- [What this task involves]:
Retype only the lines running from the line that contains "Convert this chart to Plotly code." to the line that contains "return 1 - y / H", inclusive, and leave the pictures behind.

■ ■ ■ ■ ■

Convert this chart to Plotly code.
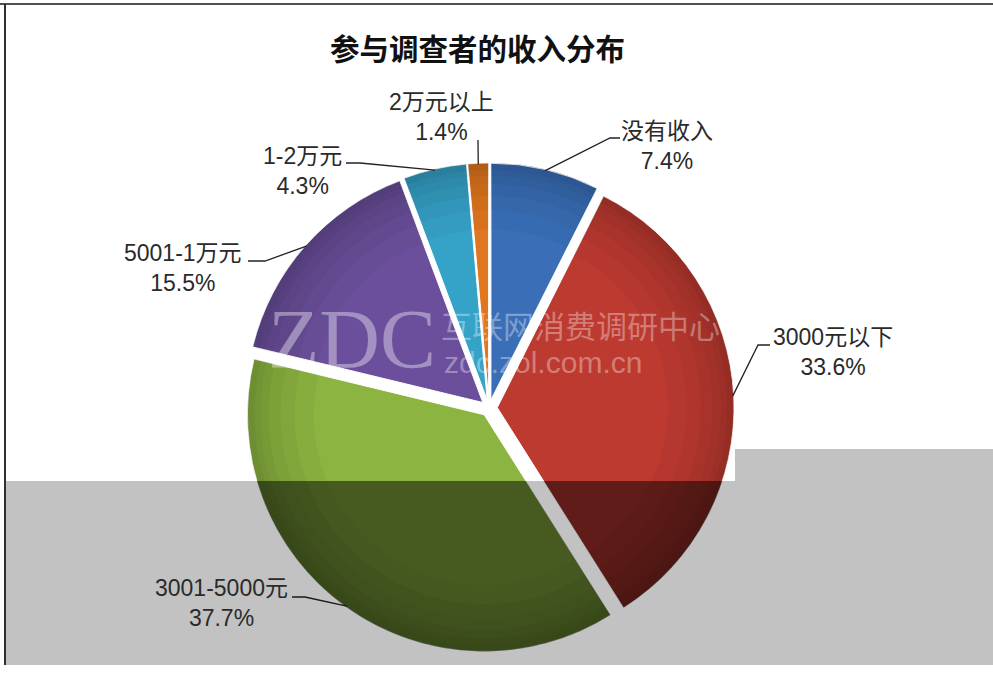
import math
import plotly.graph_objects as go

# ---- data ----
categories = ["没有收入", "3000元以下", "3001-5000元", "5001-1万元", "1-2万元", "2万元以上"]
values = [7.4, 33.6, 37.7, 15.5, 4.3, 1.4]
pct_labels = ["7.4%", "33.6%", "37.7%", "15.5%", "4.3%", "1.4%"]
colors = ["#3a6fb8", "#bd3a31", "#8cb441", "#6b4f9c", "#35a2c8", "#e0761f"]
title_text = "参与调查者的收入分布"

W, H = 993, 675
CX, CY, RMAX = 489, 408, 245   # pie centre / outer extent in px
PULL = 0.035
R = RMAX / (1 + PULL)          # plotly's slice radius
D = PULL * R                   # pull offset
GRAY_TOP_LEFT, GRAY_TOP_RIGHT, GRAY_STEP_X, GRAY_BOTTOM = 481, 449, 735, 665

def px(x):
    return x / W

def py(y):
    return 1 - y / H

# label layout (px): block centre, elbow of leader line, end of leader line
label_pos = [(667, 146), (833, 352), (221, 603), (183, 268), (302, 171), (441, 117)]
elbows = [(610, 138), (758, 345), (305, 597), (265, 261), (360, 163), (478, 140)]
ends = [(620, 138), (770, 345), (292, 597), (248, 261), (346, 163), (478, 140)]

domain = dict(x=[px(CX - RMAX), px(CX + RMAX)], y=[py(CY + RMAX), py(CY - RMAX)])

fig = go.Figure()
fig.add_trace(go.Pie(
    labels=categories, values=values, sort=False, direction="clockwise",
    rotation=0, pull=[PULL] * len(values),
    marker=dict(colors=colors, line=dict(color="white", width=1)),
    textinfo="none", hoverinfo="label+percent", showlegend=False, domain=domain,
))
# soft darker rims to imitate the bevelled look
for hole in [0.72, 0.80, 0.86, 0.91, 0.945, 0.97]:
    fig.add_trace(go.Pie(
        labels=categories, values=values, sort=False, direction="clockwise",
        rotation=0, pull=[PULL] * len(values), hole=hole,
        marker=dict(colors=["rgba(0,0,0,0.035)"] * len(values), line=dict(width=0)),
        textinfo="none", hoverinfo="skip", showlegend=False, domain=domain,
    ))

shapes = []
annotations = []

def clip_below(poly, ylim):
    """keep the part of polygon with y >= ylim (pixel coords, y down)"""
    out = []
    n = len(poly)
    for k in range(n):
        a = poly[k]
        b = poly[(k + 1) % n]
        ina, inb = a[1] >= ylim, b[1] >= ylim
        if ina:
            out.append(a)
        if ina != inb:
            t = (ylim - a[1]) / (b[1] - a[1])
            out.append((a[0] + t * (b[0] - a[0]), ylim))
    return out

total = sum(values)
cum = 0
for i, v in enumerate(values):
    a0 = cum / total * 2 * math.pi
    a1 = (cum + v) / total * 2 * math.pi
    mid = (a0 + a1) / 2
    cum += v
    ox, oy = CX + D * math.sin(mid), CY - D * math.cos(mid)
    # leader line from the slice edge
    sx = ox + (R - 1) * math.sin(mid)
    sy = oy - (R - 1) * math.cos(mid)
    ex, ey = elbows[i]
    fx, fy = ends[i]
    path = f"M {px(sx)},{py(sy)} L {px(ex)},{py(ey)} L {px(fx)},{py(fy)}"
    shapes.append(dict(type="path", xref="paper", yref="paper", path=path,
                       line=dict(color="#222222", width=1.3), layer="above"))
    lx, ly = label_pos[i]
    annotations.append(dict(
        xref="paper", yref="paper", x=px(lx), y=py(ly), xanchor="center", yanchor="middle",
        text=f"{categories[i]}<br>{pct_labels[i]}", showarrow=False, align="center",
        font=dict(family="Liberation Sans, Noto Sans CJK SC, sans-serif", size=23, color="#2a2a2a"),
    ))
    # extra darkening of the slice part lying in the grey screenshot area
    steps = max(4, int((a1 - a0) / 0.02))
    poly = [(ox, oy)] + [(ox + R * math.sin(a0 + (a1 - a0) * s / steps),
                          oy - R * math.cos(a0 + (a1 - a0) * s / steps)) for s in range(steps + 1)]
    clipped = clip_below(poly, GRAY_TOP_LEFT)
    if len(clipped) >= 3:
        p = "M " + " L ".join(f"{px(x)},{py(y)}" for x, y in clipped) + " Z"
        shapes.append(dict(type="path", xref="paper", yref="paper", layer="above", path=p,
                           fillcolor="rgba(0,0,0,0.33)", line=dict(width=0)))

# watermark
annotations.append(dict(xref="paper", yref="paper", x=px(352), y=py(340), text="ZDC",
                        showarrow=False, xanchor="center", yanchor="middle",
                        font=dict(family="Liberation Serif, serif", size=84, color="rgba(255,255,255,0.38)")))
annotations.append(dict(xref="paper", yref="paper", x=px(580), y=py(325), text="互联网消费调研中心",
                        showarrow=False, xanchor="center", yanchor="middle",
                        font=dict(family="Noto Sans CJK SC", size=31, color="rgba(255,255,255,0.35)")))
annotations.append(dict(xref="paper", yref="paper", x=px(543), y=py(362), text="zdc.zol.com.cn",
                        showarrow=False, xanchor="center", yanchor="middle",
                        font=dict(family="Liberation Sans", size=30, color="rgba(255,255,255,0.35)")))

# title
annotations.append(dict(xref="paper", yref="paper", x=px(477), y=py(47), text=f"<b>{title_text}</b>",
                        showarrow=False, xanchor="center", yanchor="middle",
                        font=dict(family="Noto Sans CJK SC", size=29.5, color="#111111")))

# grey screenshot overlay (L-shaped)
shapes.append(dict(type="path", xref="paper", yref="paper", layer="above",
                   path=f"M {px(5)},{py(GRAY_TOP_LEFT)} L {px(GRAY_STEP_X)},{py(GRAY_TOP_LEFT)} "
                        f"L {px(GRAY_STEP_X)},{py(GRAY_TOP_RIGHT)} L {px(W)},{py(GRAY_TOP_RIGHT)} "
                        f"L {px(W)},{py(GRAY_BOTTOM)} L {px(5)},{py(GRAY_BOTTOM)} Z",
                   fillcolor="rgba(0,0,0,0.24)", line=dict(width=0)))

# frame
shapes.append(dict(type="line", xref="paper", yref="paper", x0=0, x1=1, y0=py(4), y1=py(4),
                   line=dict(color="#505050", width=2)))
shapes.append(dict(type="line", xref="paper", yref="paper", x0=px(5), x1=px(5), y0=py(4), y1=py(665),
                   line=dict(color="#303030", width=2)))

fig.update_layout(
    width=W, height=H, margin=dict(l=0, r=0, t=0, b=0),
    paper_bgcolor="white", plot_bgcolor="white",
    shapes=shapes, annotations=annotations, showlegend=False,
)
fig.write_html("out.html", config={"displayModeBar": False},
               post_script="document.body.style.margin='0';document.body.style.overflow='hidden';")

■ ■ ■ ■ ■

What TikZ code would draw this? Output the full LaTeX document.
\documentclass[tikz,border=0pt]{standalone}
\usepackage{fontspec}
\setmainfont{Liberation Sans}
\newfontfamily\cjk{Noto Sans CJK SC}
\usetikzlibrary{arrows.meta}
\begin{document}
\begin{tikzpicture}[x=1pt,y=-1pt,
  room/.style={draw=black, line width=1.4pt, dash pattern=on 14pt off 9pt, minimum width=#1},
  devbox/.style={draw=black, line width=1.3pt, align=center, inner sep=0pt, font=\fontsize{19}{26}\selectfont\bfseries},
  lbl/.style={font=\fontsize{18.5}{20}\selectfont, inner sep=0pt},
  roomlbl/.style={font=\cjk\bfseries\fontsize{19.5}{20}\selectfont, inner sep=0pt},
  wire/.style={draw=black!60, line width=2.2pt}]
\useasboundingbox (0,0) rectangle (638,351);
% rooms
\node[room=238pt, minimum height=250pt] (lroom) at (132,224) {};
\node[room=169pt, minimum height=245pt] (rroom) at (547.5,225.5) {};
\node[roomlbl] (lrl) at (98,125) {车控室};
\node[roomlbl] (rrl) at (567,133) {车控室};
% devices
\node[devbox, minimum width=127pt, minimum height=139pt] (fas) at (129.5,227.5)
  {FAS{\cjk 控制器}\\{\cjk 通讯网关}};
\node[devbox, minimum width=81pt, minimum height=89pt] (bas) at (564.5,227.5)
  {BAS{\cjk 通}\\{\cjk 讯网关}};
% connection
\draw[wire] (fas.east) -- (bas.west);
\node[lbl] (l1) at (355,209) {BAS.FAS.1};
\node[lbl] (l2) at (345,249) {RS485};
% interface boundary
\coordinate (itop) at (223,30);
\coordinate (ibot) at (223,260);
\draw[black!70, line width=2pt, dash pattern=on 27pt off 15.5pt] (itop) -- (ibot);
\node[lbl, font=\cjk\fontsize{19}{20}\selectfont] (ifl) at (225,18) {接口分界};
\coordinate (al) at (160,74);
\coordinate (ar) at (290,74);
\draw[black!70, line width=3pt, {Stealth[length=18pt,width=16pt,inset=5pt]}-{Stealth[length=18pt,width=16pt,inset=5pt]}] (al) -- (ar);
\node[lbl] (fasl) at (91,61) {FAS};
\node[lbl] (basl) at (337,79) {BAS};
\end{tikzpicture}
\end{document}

■ ■ ■ ■ ■

- [The solution]:
Convert this chart to Plotly code.
import math
import plotly.graph_objects as go

# ---- data ----
categories = ["没有收入", "3000元以下", "3001-5000元", "5001-1万元", "1-2万元", "2万元以上"]
values = [7.4, 33.6, 37.7, 15.5, 4.3, 1.4]
pct_labels = ["7.4%", "33.6%", "37.7%", "15.5%", "4.3%", "1.4%"]
colors = ["#3a6fb8", "#bd3a31", "#8cb441", "#6b4f9c", "#35a2c8", "#e0761f"]
title_text = "参与调查者的收入分布"

W, H = 993, 675
CX, CY, RMAX = 489, 408, 245   # pie centre / outer extent in px
PULL = 0.035
R = RMAX / (1 + PULL)          # plotly's slice radius
D = PULL * R                   # pull offset
GRAY_TOP_LEFT, GRAY_TOP_RIGHT, GRAY_STEP_X, GRAY_BOTTOM = 481, 449, 735, 665

def px(x):
    return x / W

def py(y):
    return 1 - y / H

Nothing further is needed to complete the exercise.